This is another of those "follow the links" days. I heard this on a Grammar Grater podcast.
According to the Oxford English Dictionary, in United States politics, a lame duck is "an office-holder who is not, or cannot be, re-elected." This includes politicians who lose their seats in an election, announce that they will retire at the end of their existing term, or-like U.S. presidents-are subject to term limits. In fact, the Twentieth Amendment to the U.S. Constitution is nicknamed the "Lame Duck Amendment." ...
According to Earle, the phrase came "across the pond" to the United States in the 18th century. Back then, the British used the term to refer to stock traders who couldn't pay their debts. Someone who - in the 18th century, on London's equivalent to Wall Street, "Exchange Alley" - lost everything were said to have been seen, "waddling out of the Alley."
I then googled the phrase and found the following:
Dear Mr. Morris -- Do you know the source of the phrase "lame duck?" -- Barb Bumann, Spokane Public Library, Spokane, WA.
Now here's an easy one. The phrase "lame duck" comes to us from Aesop's Fables, specifically the tale of Androcles and the Duck. It seems that an escaped slave named Androcles encountered a ferocious duck in the forest. But rather than eating the terrified slave, the duck merely asked Androcles to pull a thorn from his paw, or foot, or whatever. Androcles complied, and he and the "lame duck" became fast friends, frequenting local bars and often sharing a cab home.
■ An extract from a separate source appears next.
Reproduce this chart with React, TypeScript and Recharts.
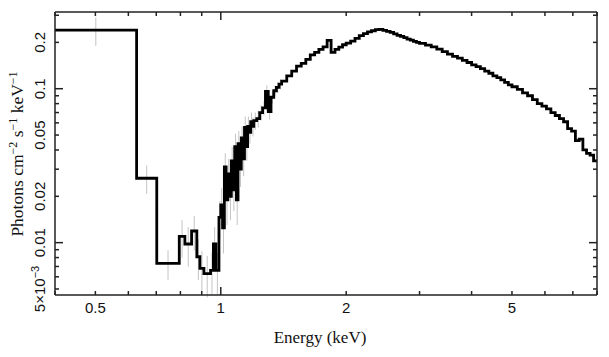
import { ComposedChart, Line, Scatter, ErrorBar, XAxis, YAxis } from "recharts";

// bin edges in keV (one more than the flux values)
const binEdges = [
  0.4, 0.628, 0.702, 0.795, 0.82, 0.851, 0.876, 0.891, 0.911, 0.945, 0.96, 0.973, 0.99, 1.0,
  1.01, 1.02, 1.03, 1.04, 1.05, 1.06, 1.07, 1.08, 1.09, 1.1,
  1.11, 1.12, 1.13, 1.14, 1.15, 1.16, 1.17, 1.18, 1.19, 1.2,
  1.22, 1.24, 1.26, 1.28, 1.3, 1.32, 1.34, 1.36, 1.38, 1.4,
  1.44, 1.48, 1.52, 1.56, 1.6, 1.64, 1.68, 1.72, 1.76, 1.8, 1.84, 1.88, 1.92, 1.96, 2.0,
  2.05, 2.1, 2.15, 2.2, 2.25, 2.3, 2.35, 2.4, 2.45, 2.5,
  2.55, 2.6, 2.65, 2.7, 2.75, 2.8, 2.85, 2.9, 2.95, 3.0,
  3.1, 3.2, 3.3, 3.4, 3.5, 3.6, 3.7, 3.8, 3.9, 4.0,
  4.1, 4.2, 4.3, 4.4, 4.5, 4.6, 4.7, 4.8, 4.9, 5.0,
  5.15, 5.3, 5.45, 5.6, 5.75, 5.9, 6.05, 6.2, 6.35, 6.5,
  6.65, 6.8, 6.95, 7.1, 7.25, 7.4, 7.55, 7.7, 7.85, 8.0,
];

// photons cm^-2 s^-1 keV^-1
const flux = [
  0.24, 0.0262, 0.00734, 0.011, 0.0098, 0.0119, 0.0081, 0.0068, 0.0063, 0.0066, 0.0098, 0.0066, 0.0146,
  0.0176, 0.0125, 0.031, 0.019, 0.028, 0.02, 0.034, 0.022, 0.042, 0.019,
  0.044, 0.03, 0.048, 0.035, 0.056, 0.042, 0.057, 0.052, 0.061, 0.057,
  0.062, 0.064, 0.07, 0.075, 0.096, 0.071, 0.088, 0.097, 0.102, 0.107,
  0.112, 0.121, 0.13, 0.14, 0.146, 0.155, 0.166, 0.172, 0.18, 0.187, 0.206, 0.172, 0.18, 0.186, 0.193,
  0.198, 0.204, 0.212, 0.221, 0.228, 0.234, 0.238, 0.242, 0.243, 0.239,
  0.236, 0.232, 0.227, 0.222, 0.219, 0.215, 0.21, 0.207, 0.203, 0.2,
  0.197, 0.192, 0.187, 0.181, 0.174, 0.168, 0.162, 0.158, 0.153, 0.148,
  0.143, 0.139, 0.135, 0.13, 0.126, 0.121, 0.118, 0.114, 0.11, 0.106,
  0.103, 0.099, 0.094, 0.09, 0.085, 0.08, 0.077, 0.074, 0.07, 0.067,
  0.064, 0.061, 0.055, 0.053, 0.046, 0.047, 0.04, 0.038, 0.037, 0.034,
];

// 1-sigma errors for the low-energy bins (above 1.4 keV they hide under the line)
const fluxErr = [
  0.05, 0.0055, 0.0016, 0.003, 0.0028, 0.003, 0.0024, 0.002, 0.0019, 0.002, 0.0028, 0.002, 0.004,
  0.005, 0.004, 0.007, 0.006, 0.007, 0.006, 0.008, 0.006, 0.009, 0.006,
  0.009, 0.007, 0.009, 0.008, 0.01, 0.008, 0.009, 0.008, 0.009, 0.008,
  0.008, 0.008, 0.008, 0.008, 0.009, 0.008, 0.008, 0.008, 0.008, 0.008,
];

const xTicks = [0.4, 0.5, 0.6, 0.7, 0.8, 0.9, 1, 2, 3, 4, 5, 6, 7, 8];
const xTickLabels: Record<string, string> = { "0.5": "0.5", "1": "1", "2": "2", "5": "5" };
const yTicks = [
  0.005, 0.006, 0.007, 0.008, 0.009, 0.01, 0.02, 0.03, 0.04, 0.05, 0.06, 0.07, 0.08, 0.09, 0.1, 0.2, 0.3,
];
const yTickLabels: Record<string, string> = {
  "0.01": "0.01", "0.02": "0.02", "0.05": "0.05", "0.1": "0.1", "0.2": "0.2",
};

const stepData = flux
  .map((f, i) => ({ E: binEdges[i], F: f }))
  .concat([{ E: binEdges[flux.length], F: flux[flux.length - 1] }]);

const errData = fluxErr.map((e, i) => ({
  E: Math.sqrt(binEdges[i] * binEdges[i + 1]),
  F: flux[i],
  err: e,
}));

const AXIS = "#222";
const SANS = "Liberation Sans, Arial, sans-serif";
const SERIF = "Liberation Serif, Times New Roman, serif";

const XTick = (props: any) => {
  const { x, y, payload, top } = props;
  const v = payload.value;
  const len = v === 1 ? 8 : 4;
  const d = top ? 1 : -1;
  const label = top ? undefined : xTickLabels[String(v)];
  return (
    <g>
      <line x1={x} x2={x} y1={y} y2={y + d * len} stroke={AXIS} strokeWidth={1.5} />
      {label && (
        <text x={x} y={y + 18} textAnchor="middle" fontFamily={SANS} fontSize={15} fill="#111">
          {label}
        </text>
      )}
    </g>
  );
};

const YTick = (props: any) => {
  const { x, y, payload, right } = props;
  const v = payload.value;
  const len = v === 0.01 || v === 0.1 ? 8 : 4;
  const d = right ? -1 : 1;
  const tx = x - 10;
  let label: any = null;
  if (!right) {
    if (v === 0.005) {
      label = (
        <text x={tx} y={y} transform={`rotate(-90 ${tx} ${y})`} textAnchor="middle" fontFamily={SANS} fontSize={15} fill="#111">
          5×10<tspan dy={-6} fontSize={11}>−3</tspan>
        </text>
      );
    } else if (yTickLabels[String(v)]) {
      label = (
        <text x={tx} y={y} transform={`rotate(-90 ${tx} ${y})`} textAnchor="middle" fontFamily={SANS} fontSize={15} fill="#111">
          {yTickLabels[String(v)]}
        </text>
      );
    }
  }
  return (
    <g>
      <line x1={x} x2={x + d * len} y1={y} y2={y} stroke={AXIS} strokeWidth={1.5} />
      {label}
    </g>
  );
};

const XTitle = () => (
  <text x={320} y={343} textAnchor="middle" fontFamily={SERIF} fontSize={17} fill="#111">
    Energy (keV)
  </text>
);

const YTitle = () => (
  <text x={23} y={154} transform="rotate(-90 23 154)" textAnchor="middle" fontFamily={SERIF} fontSize={17.5} fill="#111">
    Photons cm<tspan dy={-6} fontSize={12}>−2</tspan>
    <tspan dy={6}> s</tspan>
    <tspan dy={-6} fontSize={12}>−1</tspan>
    <tspan dy={6}> keV</tspan>
    <tspan dy={-6} fontSize={12}>−1</tspan>
  </text>
);

export default function App() {
  const axisLine = { stroke: AXIS, strokeWidth: 1.5 };
  return (
    <div style={{ position: "absolute", left: 0, top: 0, width: 609, height: 357, background: "#fff" }}>
      <ComposedChart width={609} height={357} margin={{ top: 0, right: 0, bottom: 0, left: 0 }}>
        <XAxis
          dataKey="E"
          type="number"
          scale="log"
          domain={[0.4, 8]}
          allowDataOverflow
          ticks={xTicks}
          interval={0}
          tickLine={false}
          tickSize={0}
          tickMargin={0}
          height={62}
          axisLine={axisLine}
          tick={(p: any) => <XTick {...p} />}
          label={{ content: () => <XTitle /> }}
        />
        <XAxis
          xAxisId="top"
          orientation="top"
          dataKey="E"
          type="number"
          scale="log"
          domain={[0.4, 8]}
          allowDataOverflow
          ticks={xTicks}
          interval={0}
          tickLine={false}
          tickSize={0}
          tickMargin={0}
          height={12}
          axisLine={axisLine}
          tick={(p: any) => <XTick {...p} top />}
        />
        <YAxis
          type="number"
          scale="log"
          domain={[0.00457, 0.315]}
          allowDataOverflow
          ticks={yTicks}
          interval={0}
          tickLine={false}
          tickSize={0}
          tickMargin={0}
          width={55}
          axisLine={axisLine}
          tick={(p: any) => <YTick {...p} />}
          label={{ content: () => <YTitle /> }}
        />
        <YAxis
          yAxisId="right"
          orientation="right"
          type="number"
          scale="log"
          domain={[0.00457, 0.315]}
          allowDataOverflow
          ticks={yTicks}
          interval={0}
          tickLine={false}
          tickSize={0}
          tickMargin={0}
          width={12}
          axisLine={axisLine}
          tick={(p: any) => <YTick {...p} right />}
        />
        <Scatter data={errData} dataKey="F" shape={() => <g />} isAnimationActive={false}>
          <ErrorBar dataKey="err" direction="y" width={0} stroke="#c4c4c4" strokeWidth={1} isAnimationActive={false} />
        </Scatter>
        <Line
          data={stepData}
          dataKey="F"
          type="stepAfter"
          stroke="#000"
          strokeWidth={2.8}
          dot={false}
          activeDot={false}
          isAnimationActive={false}
        />
      </ComposedChart>
    </div>
  );
}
Many years later, Androcles found himself at a banquet where the main course was roast duck. (Aesop, of course, is best known as the founder of the Greek philosophy known as Cheap Irony.) Unable to stomach the thought that his feathered old friend might be integral to the repast, Androcles decided to leave the banquet, but on his way out stepped on a lion's paw and was summarily eaten. The moral? Eat what you're served and never share a cab with a duck.
Oh, all right. A lame duck (I suppose I ought to call it "flight-challenged") is one unable to keep up with the flock and who is thus easy prey for predators. The phrase "lame duck" was first applied on the London Stock Exchange in the 18th century to brokers who could not pay their debts. Beginning in 19th-century America, "lame duck" was used to describe a Congressional representative who had failed to hornswoggle the voters into re- electing him in November, but who was not due, under the Constitution, to actually be booted out until the following March. Thus freed of even the pretense of accountability to the voters, such "lame ducks" usually voted themselves a scandalous jackpot of perks, until a stop was put to the practice by the "Lame Duck Amendment" of 1934. Today, new Congresspeople take office in January, their defeated opponents no longer have an opportunity to loot and pillage on their way out, and thus Congress has become a temple of honesty. And you thought the duck story was ridiculous.
Pretty funny - but here's the best part from China Daily. You've got to read the whole column by Zhang Xin, but here's where his googling and some cultural disjunction are expressed.
First, this from the Guardian:
As George Bush sits in the Oval Office, perhaps the lamest of all lame ducks, Barack Obama is looking presidential for the press, fielding calls from world leaders and mulling appointments to his new cabinet.
My question to you is, why is George Bush called a lame duck?
Well, let the beating about the Bush begin.
The literal meaning first. A lame duck is one that can't walk because, say, there's a thorn in her flabby foot as is in accordance with Androcles and the Duck, from Aesop's Fables. In the fable, Androcles the escaped slave, helped to pull the thorn from the lame duck, an otherwise ferocious man-eating creature, and the two became friends. This is perhaps the origin of the phrase "lame duck", metaphorically referring to someone who's gone lame and become ineffective.
George Bush is not referred to as a "lame duck" in this sense, however, not on the strength or weakness of his feet and legs - the guy runs miles daily and is NOT crippled, he is not lame. Intellectually lame perhaps, according to some harsh critics (Bush Sr., Dole, Bush Jr., McCain: Where's the substantive difference? They are all intellectually lame Republicans - Elephant in the Big Tent, by George Neumayr, February 7, 2008, The American Spectator), but not physically.